[BEGIN DATASET EXCERPT]

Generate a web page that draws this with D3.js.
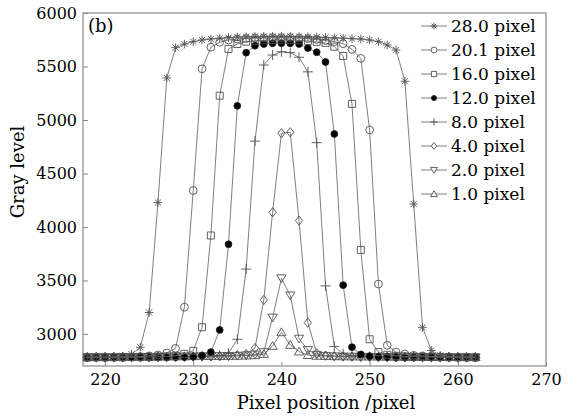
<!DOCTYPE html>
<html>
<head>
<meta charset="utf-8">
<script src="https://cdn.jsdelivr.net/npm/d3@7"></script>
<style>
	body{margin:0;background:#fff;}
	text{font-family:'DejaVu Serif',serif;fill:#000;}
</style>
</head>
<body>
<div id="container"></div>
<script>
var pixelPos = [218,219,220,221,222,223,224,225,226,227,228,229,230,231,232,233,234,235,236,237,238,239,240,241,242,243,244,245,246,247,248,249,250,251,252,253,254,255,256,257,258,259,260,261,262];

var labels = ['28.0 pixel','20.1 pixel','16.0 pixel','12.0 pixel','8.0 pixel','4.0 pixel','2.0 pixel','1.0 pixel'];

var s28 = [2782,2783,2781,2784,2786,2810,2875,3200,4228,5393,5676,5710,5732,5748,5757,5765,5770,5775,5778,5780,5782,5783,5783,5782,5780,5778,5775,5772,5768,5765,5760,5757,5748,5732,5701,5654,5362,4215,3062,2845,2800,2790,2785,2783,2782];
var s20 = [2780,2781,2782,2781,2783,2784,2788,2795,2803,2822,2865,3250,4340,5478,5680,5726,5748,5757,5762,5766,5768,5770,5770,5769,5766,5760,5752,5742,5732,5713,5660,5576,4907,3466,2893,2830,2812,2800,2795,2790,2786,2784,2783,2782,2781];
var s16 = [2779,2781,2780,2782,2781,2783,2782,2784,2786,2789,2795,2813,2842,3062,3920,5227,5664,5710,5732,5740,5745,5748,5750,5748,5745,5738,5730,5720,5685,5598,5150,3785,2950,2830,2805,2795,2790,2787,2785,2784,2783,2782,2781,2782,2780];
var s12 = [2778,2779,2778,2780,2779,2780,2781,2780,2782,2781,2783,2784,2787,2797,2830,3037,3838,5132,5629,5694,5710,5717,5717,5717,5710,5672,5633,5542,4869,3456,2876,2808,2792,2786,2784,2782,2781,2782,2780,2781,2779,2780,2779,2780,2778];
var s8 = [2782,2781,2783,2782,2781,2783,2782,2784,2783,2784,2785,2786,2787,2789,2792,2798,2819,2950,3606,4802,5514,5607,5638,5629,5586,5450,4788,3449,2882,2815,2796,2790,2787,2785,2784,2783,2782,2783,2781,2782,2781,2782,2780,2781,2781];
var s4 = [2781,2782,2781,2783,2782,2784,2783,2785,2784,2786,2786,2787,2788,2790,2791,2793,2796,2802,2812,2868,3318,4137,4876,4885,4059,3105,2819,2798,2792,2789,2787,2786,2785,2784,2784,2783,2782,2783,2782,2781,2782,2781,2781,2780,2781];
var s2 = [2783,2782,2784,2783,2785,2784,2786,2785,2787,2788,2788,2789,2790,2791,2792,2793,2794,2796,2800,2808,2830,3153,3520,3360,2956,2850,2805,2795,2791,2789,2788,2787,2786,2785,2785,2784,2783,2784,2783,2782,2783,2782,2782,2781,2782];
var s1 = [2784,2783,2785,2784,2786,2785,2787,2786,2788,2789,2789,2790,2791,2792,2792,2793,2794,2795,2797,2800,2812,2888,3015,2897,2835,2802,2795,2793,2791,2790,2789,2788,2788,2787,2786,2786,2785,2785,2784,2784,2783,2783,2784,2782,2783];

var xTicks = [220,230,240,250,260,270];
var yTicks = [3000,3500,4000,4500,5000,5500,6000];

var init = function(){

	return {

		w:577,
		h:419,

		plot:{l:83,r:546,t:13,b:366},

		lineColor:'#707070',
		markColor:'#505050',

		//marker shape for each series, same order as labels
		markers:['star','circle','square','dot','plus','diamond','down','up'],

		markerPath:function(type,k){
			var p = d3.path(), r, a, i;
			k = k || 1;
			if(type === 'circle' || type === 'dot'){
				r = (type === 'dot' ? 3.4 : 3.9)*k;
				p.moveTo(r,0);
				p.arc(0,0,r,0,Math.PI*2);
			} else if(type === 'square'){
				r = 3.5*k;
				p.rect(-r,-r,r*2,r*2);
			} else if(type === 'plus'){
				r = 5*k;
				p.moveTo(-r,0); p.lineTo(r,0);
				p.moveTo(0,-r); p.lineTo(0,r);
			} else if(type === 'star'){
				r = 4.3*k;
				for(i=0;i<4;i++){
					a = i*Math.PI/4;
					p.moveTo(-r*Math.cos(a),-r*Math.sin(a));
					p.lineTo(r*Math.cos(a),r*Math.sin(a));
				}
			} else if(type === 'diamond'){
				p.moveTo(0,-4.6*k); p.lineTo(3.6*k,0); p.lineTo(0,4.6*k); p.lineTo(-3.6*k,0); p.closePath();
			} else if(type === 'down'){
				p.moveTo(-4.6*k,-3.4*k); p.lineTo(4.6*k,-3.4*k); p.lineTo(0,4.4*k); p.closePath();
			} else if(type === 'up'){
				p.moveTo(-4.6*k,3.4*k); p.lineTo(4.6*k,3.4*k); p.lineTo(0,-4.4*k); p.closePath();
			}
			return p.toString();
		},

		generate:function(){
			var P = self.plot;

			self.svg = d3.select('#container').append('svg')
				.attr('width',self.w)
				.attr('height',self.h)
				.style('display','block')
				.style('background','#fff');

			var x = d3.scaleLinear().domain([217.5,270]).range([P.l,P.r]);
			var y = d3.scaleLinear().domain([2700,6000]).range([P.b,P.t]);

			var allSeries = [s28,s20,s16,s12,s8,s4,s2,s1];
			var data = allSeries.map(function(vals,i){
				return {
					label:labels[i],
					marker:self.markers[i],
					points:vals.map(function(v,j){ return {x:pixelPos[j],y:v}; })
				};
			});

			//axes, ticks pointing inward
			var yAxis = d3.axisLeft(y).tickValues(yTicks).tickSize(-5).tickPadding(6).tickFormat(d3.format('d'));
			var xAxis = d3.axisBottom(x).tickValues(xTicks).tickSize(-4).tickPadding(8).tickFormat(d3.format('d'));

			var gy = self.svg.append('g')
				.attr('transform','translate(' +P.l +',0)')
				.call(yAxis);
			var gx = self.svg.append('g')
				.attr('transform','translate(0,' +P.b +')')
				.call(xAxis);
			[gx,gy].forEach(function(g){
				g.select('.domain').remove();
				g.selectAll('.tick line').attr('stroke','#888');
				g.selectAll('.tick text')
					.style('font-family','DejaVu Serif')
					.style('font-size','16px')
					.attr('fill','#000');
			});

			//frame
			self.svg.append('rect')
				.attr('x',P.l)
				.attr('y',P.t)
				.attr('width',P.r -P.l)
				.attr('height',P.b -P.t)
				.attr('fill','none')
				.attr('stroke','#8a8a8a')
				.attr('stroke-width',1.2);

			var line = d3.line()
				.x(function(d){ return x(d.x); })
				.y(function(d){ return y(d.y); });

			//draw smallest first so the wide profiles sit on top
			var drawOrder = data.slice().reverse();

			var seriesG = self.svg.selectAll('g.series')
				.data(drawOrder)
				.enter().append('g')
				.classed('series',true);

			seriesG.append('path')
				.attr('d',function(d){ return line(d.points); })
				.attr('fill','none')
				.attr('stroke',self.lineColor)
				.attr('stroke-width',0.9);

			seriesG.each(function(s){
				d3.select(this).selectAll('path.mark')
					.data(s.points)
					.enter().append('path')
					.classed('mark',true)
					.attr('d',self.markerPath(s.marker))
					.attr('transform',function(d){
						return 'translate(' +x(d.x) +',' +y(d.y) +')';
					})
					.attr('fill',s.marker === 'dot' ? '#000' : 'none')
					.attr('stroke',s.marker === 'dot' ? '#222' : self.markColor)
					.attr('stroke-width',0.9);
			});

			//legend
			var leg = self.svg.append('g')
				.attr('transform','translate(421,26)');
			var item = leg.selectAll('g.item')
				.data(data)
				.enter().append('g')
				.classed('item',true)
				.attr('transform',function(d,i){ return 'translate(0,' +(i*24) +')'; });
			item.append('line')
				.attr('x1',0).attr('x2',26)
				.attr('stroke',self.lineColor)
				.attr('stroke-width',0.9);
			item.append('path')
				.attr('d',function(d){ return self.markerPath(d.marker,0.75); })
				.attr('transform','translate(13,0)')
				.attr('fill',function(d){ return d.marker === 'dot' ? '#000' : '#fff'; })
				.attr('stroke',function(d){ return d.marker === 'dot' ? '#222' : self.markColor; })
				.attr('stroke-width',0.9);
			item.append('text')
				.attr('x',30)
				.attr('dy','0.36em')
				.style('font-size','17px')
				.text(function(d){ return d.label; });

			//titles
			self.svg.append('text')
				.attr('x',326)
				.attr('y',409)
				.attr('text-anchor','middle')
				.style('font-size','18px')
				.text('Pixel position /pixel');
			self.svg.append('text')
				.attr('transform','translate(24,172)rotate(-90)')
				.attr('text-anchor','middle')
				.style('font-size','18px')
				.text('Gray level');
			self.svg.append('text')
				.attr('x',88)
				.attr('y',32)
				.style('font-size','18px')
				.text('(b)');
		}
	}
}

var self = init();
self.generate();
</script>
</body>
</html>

[END DATASET EXCERPT]

▶ DIRECTION
Choose all lines containing the string "this" and copy them out.

▶ TASK RESULT
Generate a web page that draws this with D3.js.
				d3.select(this).selectAll('path.mark')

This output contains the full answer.